ふと見ると、事務所の中になぜか自転車が2台置いてあった。
「震災直後にどうしても部品を納入する必要があって、納入先が取りに来てくれたんです。その時に慰問品まで持ってきてくれて・・・」
部品を取りにやって来たのは、潜水艦のプライム企業である三菱重工だ。納期遅延を起こさないよう、震災直後の悪路をはるばる神戸から来てくれた。
部品を輸送するためのトラックが着くと、そこにはたくさんの水や食糧、生活用品が積まれていた。その中には自転車もあった。三菱重工神戸造船所は阪神・淡路大震災を経験しており、被災した時に何が必要なのか、どんなことをしてほしいのかをよく知っていたのだ。

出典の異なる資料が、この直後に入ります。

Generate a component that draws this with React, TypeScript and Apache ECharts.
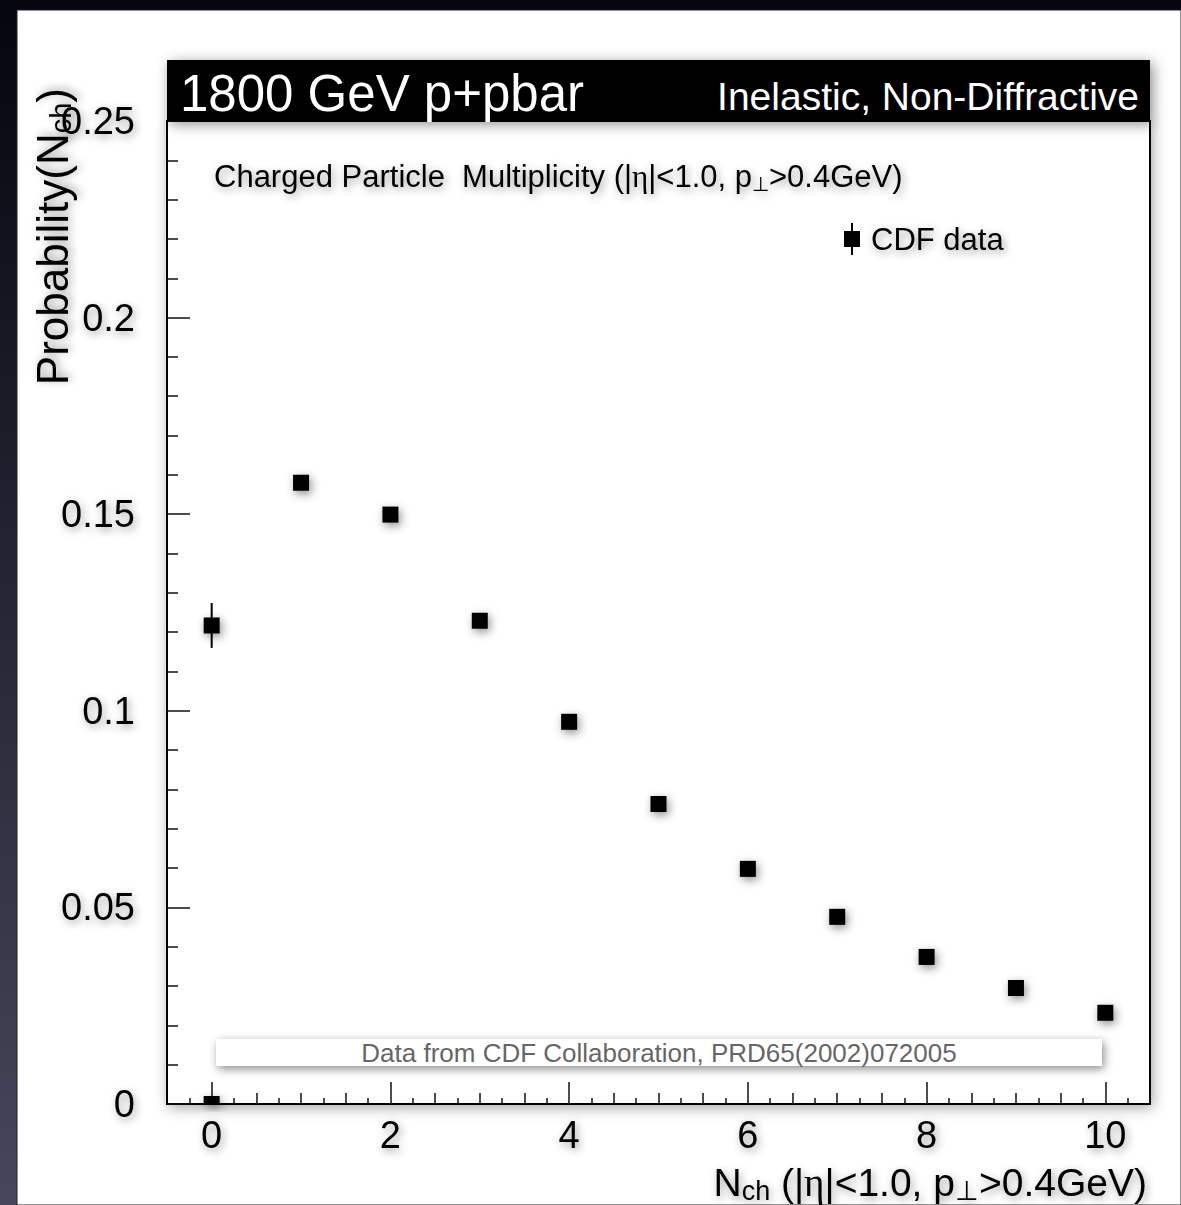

震災のダメージで気落ちしていたA社に、明るさが戻った。送ってもらった自転車は「なんだか、もったいなくて・・・」と、まだ綺麗なまま置いてある。
その自転車は、A社が自衛隊やプライム企業と情を通わせ、共に歩んできた歴史を物語っているようでもあった。
政府は防衛関連企業の支援を
国防にはチームワークが欠かせない。
潜水艦の建造には、1隻につき1000社以上の企業が関係していると言われる。志あって継続してきたものの、こうしてやむなく撤退する企業は後を絶たない。調理機器は氷山の一角だ。防衛上の重要部品も例外ではない。
「仕方のないこと」なのかもしれないが、国としての損失は大きい。日本の防衛は、自衛隊だけではなし得ない。米軍の力はもちろん、国民の協力が欠かせないからだ。
その国民の代表例が、こうした関連企業だと言える。1つの装備品に数千の企業が関わり、手を携えていく。
国産を志向すれば、経済活性化のメリットもある上、優秀な技術者を保持することができる。一方、国内技術の育成をせず輸入に頼れば、その状態は未来永劫続き、資金と技術は国外に流出するばかりだ。
国の防衛力や経済力の強化は、短兵急には結果が出ない。武器輸出三原則を見直して企業を元気にするといっても、これまで「籠の鳥」でがんじがらめにしていたものを、いきなり大海に放り出すような荒っぽい真似はいただけない。国もバックアップ体制を構築するなどの、それなりの覚悟と支援があってほしい。
そのためには、ある程度の支出も必要になるだろう。今、多少の無理をしてでも投資をすることで将来の日本の力を醸成するのか、それとも財政難を理由に将来に禍根を残すのか、賢明な判断をしなければなるまい。